This piece was commissioned by guest editor Jon Ashworth.
Recently I’ve been feeling grateful that I trained as a clinical psychologist under the last Labour government. When I qualified in 2009, it was into an NHS that prioritised early intervention. Having an interest in the role of the parent-infant relationship, I worked in Sure Start centres, supporting parents during pregnancy, birth and in the first five years of parenting. We ran groups for pregnant women and new parents, dropped in to health visitor clinics, supervised other staff members to increase understanding of mental health issues, and were available for talking therapy for individuals and couples. Babies were welcome to attend sessions in purpose-built, child-friendly environments, so parents had few barriers to accessing help. For those who didn’t speak English, interpreters were available. The centres reduced stigma, felt welcoming and culturally sensitive and, most importantly, easy to access for some of our hardest-to-reach clients. Parents had somewhere to go to reduce isolation, and to speak to speech and language therapists, educational psychologists, health visitors and midwives.
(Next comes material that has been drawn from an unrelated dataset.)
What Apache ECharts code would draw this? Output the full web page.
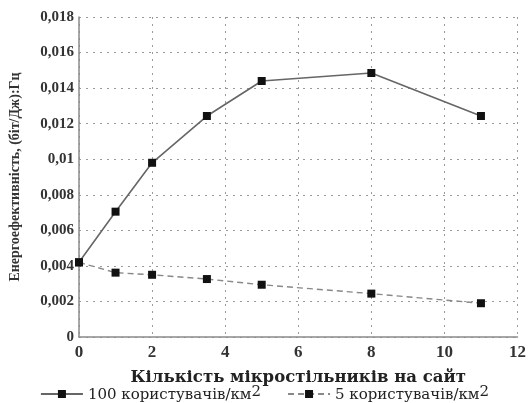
<!DOCTYPE html>
<html>
<head>
<meta charset="utf-8">
<script src="https://cdn.jsdelivr.net/npm/echarts@6/dist/echarts.min.js"></script>
<style>
  html, body { margin: 0; padding: 0; background: #fff; }
  #chart { width: 529px; height: 403px; }
</style>
</head>
<body>
<div id="chart"></div>
<script>
// Number of small cells per site
const cellsPerSite = [0, 1, 2, 3.5, 5, 8, 11];
// Energy efficiency, (bit/J):Hz
const dense100 = [0.0042, 0.00705, 0.0098, 0.01243, 0.0144, 0.01485, 0.01243];
const sparse5 = [0.0042, 0.00362, 0.0035, 0.00326, 0.00294, 0.00244, 0.0019];
const seriesNames = ['100 користувачів/км', '5 користувачів/км'];

const serif = 'Liberation Serif';
const wideSerif = 'DejaVu Serif';
const fmt = v => (v === 0 ? '0' : String(parseFloat(v.toFixed(3))).replace('.', ','));
const grid = { color: '#9a9a9a', width: 1, type: [2, 5] };

const chart = echarts.init(document.getElementById('chart'), null, { renderer: 'canvas' });
chart.setOption({
  backgroundColor: '#fff',
  animation: false,
  grid: { left: 75, right: 8, top: 17, bottom: 66 },
  xAxis: {
    type: 'value', min: 0, max: 12, interval: 2,
    name: 'Кількість мікростільників на сайт',
    nameLocation: 'middle', nameGap: 32,
    nameTextStyle: { fontFamily: wideSerif, fontSize: 16.5, fontWeight: 'bold', color: '#222' },
    axisLine: { lineStyle: { color: '#8a8a8a', width: 1.5 } },
    axisTick: { show: false },
    axisLabel: { fontFamily: serif, fontSize: 17, fontWeight: 'bold', color: '#333', margin: 7 },
    splitLine: { show: true, lineStyle: grid }
  },
  yAxis: {
    type: 'value', min: 0, max: 0.018, interval: 0.002,
    name: 'Енергоефективність, (біт/Дж):Гц',
    nameLocation: 'middle', nameGap: 57,
    nameTextStyle: { fontFamily: serif, fontSize: 14, fontWeight: 'bold', color: '#333' },
    axisLine: { show: true, lineStyle: { color: '#8a8a8a', width: 1.5 } },
    axisTick: { show: false },
    axisLabel: { fontFamily: serif, fontSize: 15, fontWeight: 'bold', color: '#333', margin: 5, formatter: fmt },
    splitLine: { show: true, lineStyle: grid }
  },
  legend: {
    top: 380, left: 'center', itemWidth: 42, itemHeight: 10, itemGap: 26,
    data: seriesNames,
    formatter: n => '{t|' + n + '}{s|2}',
    textStyle: {
      fontFamily: wideSerif, fontSize: 15, color: '#222',
      rich: {
        t: { fontFamily: wideSerif, fontSize: 15, color: '#222', lineHeight: 18, verticalAlign: 'bottom' },
        s: { fontFamily: wideSerif, fontSize: 15, color: '#222', lineHeight: 18, verticalAlign: 'top' }
      }
    }
  },
  series: [
    {
      name: seriesNames[0], type: 'line',
      data: cellsPerSite.map((x, i) => [x, dense100[i]]),
      symbol: 'rect', symbolSize: 8,
      itemStyle: { color: '#111' },
      lineStyle: { color: '#666', width: 1.6, type: 'solid' }
    },
    {
      name: seriesNames[1], type: 'line',
      data: cellsPerSite.map((x, i) => [x, sparse5[i]]),
      symbol: 'rect', symbolSize: 8,
      itemStyle: { color: '#111' },
      lineStyle: { color: '#888', width: 1.4, type: [6, 4] }
    }
  ]
});
</script>
</body>
</html>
Nearly ten years later, Sure Start centres have been dramatically reduced, with 500 centres closing since 2010. Those that remain have a wider remit – seeing families of children up to age 11 and often engaged with family crises. Clinical psychologists qualifying this year are being pushed out of primary care and into secondary care roles, or out of the NHS entirely. A survey into psychologists’ wellbeing in 2015 found that 70% reported finding their job stressful, with nearly half reporting their own symptoms of depression. Their former roles have been increasing taken on by cognitive behavioural therapists working as part of the Improving Access to Psychological Therapies Programme, who are now expected to include perinatal care in their work (often without specialist supervision). Like the psychologists preceding them, IAPT workers are also struggling with their own mental health – nearly 70% of psychological wellbeing practitioners are suffering from burnout. New funding has been invested into specialist perinatal mental health services, as part of the community development fund – but at the same time primary care services are being depleted.
Parents struggling with their mental health are less likely to receive the support they need within the time that could make a difference. Health visitors and midwives are under increased pressure to support women and their partners at a time when their numbers are falling. This creates a double whammy where overstretched maternity services can actually cause a traumatic birth experience. This is something I am hoping to address alongside the newly-formed Make Birth Better network.
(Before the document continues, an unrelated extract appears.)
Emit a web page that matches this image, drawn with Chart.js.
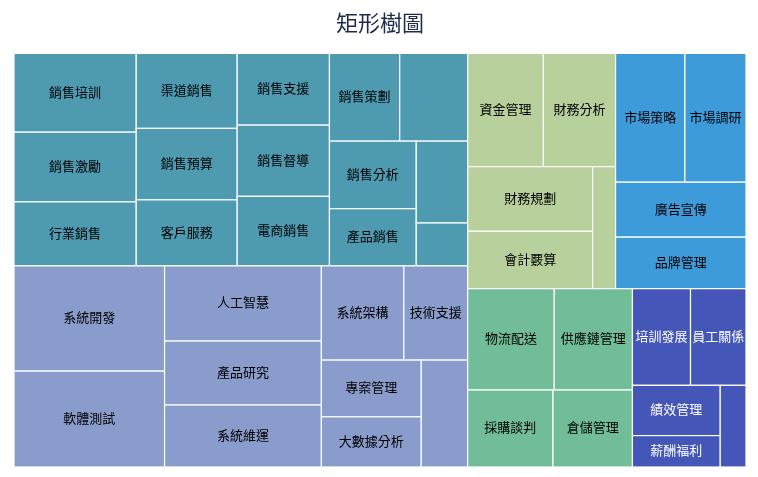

Why is it so important that we reach parents at this critical time? As outlined in the cross-party manifesto 1001 Critical Days, we know that the period between conception to age two is crucial for child development. Despite this acknowledgement, the recent green paper ‘Transforming Children and Young People’s Mental Health Provision’ did not mention early intervention in the perinatal period.
While additional funding for specialist perinatal mental health services is a positive step, many families will not meet the criteria for this level of care. This is the ‘hidden half’ of new mothers who will not receive support for their perinatal mental health, and the 1 in 10 of new dads who experience post natal mental health problems. Left to manage alone, we know from years of research that their mental health will have an impact on their bond with their baby – which will subsequently impact upon that child’s own health. And not just on their mental health, but their physical health too.
There is still misunderstanding around perinatal mental health. We know that those experiencing problems around this period are vulnerable – mental health can deteriorate rapidly under pressure from chronic sleep deprivation and lack of social support. Some are more susceptible than others, such as those from low income backgrounds or those with a prior history of mental health difficulties, but we also know that pregnancy and new parenthood can be a time of enormous growth. Our brains are rapidly changing, motivation is high and compassionate intervention can transform.
When we reach women and their partners during pregnancy and in these very early days, we can set in motion a cycle that directly and positively impacts on their children, their grandchildren and beyond.
Dr Emma Svanberg is a perinatal clinical psychologist, writer and campaigner based in London. She is co-founder of the Make Birth Better network.